Single effects pedals sound better because each one is designed to do one thing only. They don't try to be all things to all people all at once. The drawbacks to them are (1.) they can be expensive, and if you start collecting them you can end up shelling out a lot of cash, and (2.) everything you put in your signal chain is going to have some effect on your tone, so if you like to daisy-chain a dozen pedals together, your tone is likely to suffer. Check to see if the pedals you like are equipped with "True Bypass." This should help your tone, as it means that when the thing is switched off, it is removed from the signal chain. Finally, if you use a bunch of pedals, you'll need a power source like an MXR Power Brick. Otherwise, you'll have to deal with a bunch of wall warts to power the things. Batteries are not an option. Effects pedals eat batteries very, very quickly.

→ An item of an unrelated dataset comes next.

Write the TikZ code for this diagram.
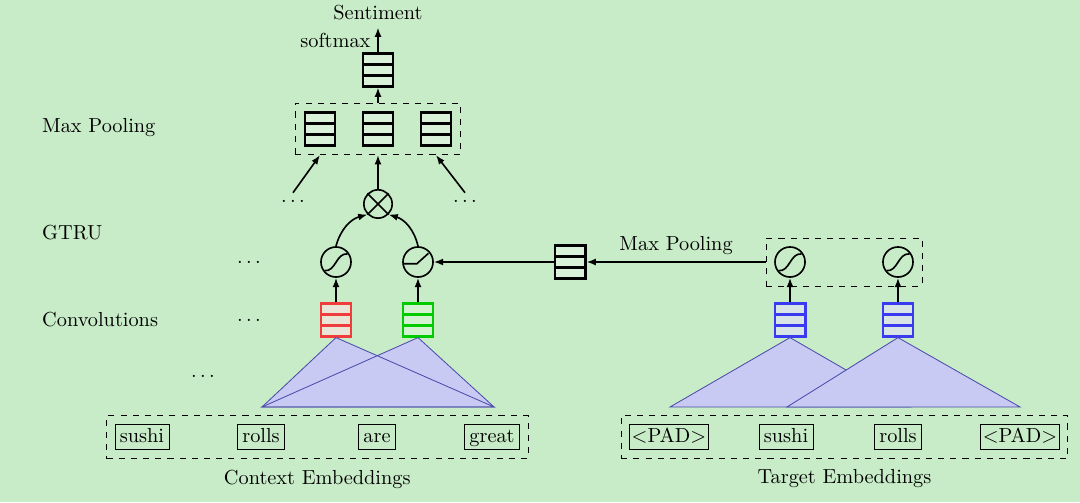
\documentclass[tikz,border=0pt]{standalone}
\usepackage{tikz}
\usetikzlibrary{arrows.meta,positioning,fit,shapes.multipart}
\definecolor{bgGreen}{HTML}{C8ECC8}
\definecolor{convRed}{HTML}{F03C3C}
\definecolor{convGreen}{HTML}{00CC00}
\definecolor{convBlue}{HTML}{3A3AF0}
\definecolor{triFill}{HTML}{C8CAF4}
\definecolor{triLine}{HTML}{4848A8}
\newcommand{\iconSigmoid}{\tikz[scale=0.1]{
  \useasboundingbox (-1.8,-1) rectangle (1.8,1);
  \draw[thick] (-2,-1.5) .. controls (0,-1.7) and (0,1.6) .. (2,1.4);
}}
\newcommand{\iconRelu}{\tikz[scale=0.1]{
  \useasboundingbox (-1.8,-1) rectangle (1.8,1);
  \draw[thick] (-2.6,-0.3) -- (-0.2,-0.3) -- (1.8,1.5);
}}

\begin{document}
\begin{tikzpicture}[
  vec/.style={rectangle split, rectangle split parts=3, draw=#1, line width=1.1pt, inner sep=0pt, minimum width=0.5cm,
    rectangle split empty part height=0.135cm, rectangle split empty part depth=0pt, rectangle split empty part width=0.38cm},
  vec/.default=black,
  pale/.style={fill=white, fill opacity=0.3},
  conv/.style={vec=#1, fill=#1!15, fill opacity=0.6},
  gate/.style={circle, draw, thick, minimum size=0.52cm, inner sep=0pt},
  word/.style={draw, inner xsep=2.4pt, inner ysep=2.5pt, text height=1.5ex, text depth=0.25ex},
  pool/.style={draw, dashed, inner sep=4pt},
  tri/.style={fill=triFill, draw=triLine},
  arrow/.style={-{Latex[length=1.6mm]}, thick},
]
\path[use as bounding box, fill=bgGreen] (0,0) rectangle (18.685,8.685);

% left labels
\node[anchor=west] (lmp) at (0.606,6.47) {Max Pooling};
\node[anchor=west] (lgtru) at (0.606,4.654) {GTRU};
\node[anchor=west] (lconv) at (0.606,3.149) {Convolutions};

% output
\node[vec, pale] (sm) at (6.54,7.474) {};
\node (sent) at (6.54,8.46) {Sentiment};
\node[vec, pale] (mp1) at (5.536,6.453) {};
\node[vec, pale] (mp2) at (6.54,6.453) {};
\node[vec, pale] (mp3) at (7.543,6.453) {};
\node[pool, fit=(mp1)(mp3)] (mpool) {};
\node (dl) at (5.069,5.208) {$\dots$};
\node (dr) at (8.045,5.208) {$\dots$};

% GTRU
\node[gate, minimum size=0.49cm] (ot) at (6.54,5.156) {};
\draw[thick] (ot.north east) -- (ot.south west) (ot.north west) -- (ot.south east);
\node[gate] (g1) at (5.813,4.152) {\iconSigmoid};
\node[gate] (g2) at (7.232,4.152) {\iconRelu};
\node (dg) at (4.308,4.152) {$\dots$};

% convolutions
\node[conv=convRed] (cv1) at (5.813,3.149) {};
\node[conv=convGreen] (cv2) at (7.232,3.149) {};
\node (dc) at (4.308,3.149) {$\dots$};
\node (dt) at (3.512,2.18) {$\dots$};

% context
\node[word] (c1) at (2.457,1.125) {sushi};
\node[word] (c2) at (4.516,1.125) {rolls};
\node[word] (c3) at (6.522,1.125) {are};
\node[word] (c4) at (8.512,1.125) {great};
\node[pool, fit=(c1)(c4)] (ctx) {};
\node[below=2pt of ctx] {Context Embeddings};
\coordinate (cl) at (4.533,1.644);
\coordinate (cr) at (8.547,1.644);
\fill[triFill] (cv1.south) -- (cl) -- (cr) -- cycle;
\fill[triFill] (cv2.south) -- (cl) -- (cr) -- cycle;
\draw[triLine] (cv1.south) -- (cl) -- (cr) -- cycle;
\draw[triLine] (cv2.south) -- (cl) -- (cr) -- cycle;

% target
\node[vec, pale] (pv) at (9.862,4.152) {};
\node[gate] (tg1) at (13.668,4.152) {\iconSigmoid};
\node[gate] (tg2) at (15.536,4.152) {\iconSigmoid};
\node[pool, fit=(tg1)(tg2)] (tpool) {};
\node[conv=convBlue] (tv1) at (13.668,3.149) {};
\node[conv=convBlue] (tv2) at (15.536,3.149) {};
\node[word, inner xsep=1pt] (t1) at (11.574,1.125) {\textless PAD\textgreater};
\node[word] (t2) at (13.599,1.125) {sushi};
\node[word] (t3) at (15.536,1.125) {rolls};
\node[word, inner xsep=1pt] (t4) at (17.647,1.125) {\textless PAD\textgreater};
\node[pool, fit=(t1)(t4)] (tgt) {};
\node[below=2pt of tgt] {Target Embeddings};
\draw[tri] (tv1.south) -- (11.592,1.644) -- (15.744,1.644) -- cycle;
\draw[tri] (tv2.south) -- (13.616,1.644) -- (17.647,1.644) -- cycle;

% arrows
\draw[arrow] (sm.north) -- node[left] {softmax} (sent.south);
\draw[arrow] (mpool.north) -- (sm.south);
\draw[arrow] (ot.north) -- (mpool.south);
\draw[arrow] (dl.north) -- (mpool.south -| mp1);
\draw[arrow] (dr.north) -- (mpool.south -| mp3);
\draw[arrow] (g1.north) to[bend left=30] (ot.south west);
\draw[arrow] (g2.north) to[bend right=30] (ot.south east);
\draw[arrow] (cv1) -- (g1);
\draw[arrow] (cv2) -- (g2);
\draw[arrow] (tv1) -- (tg1);
\draw[arrow] (tv2) -- (tg2);
\draw[arrow] (tpool.west) -- node[above] {Max Pooling} (pv.east);
\draw[arrow] (pv.west) -- (g2.east);
\end{tikzpicture}
\end{document}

Try as many as you can find and see what you like.
#10
My general advice to anyone new to effects is to go for a multi-effects unit first - true, they usually aren't as good sounding as individual pedals, but until you get a sense for all the different effect types and the tone you're after, not much sense in doling out $ for separate pedals. And you can try out combos, like "what does this amp sim sound like with a slapback delay and mild octaving?"

Then after you develop an ear for all the effect types do, how they blend and what you like you'll spend your money more wisely.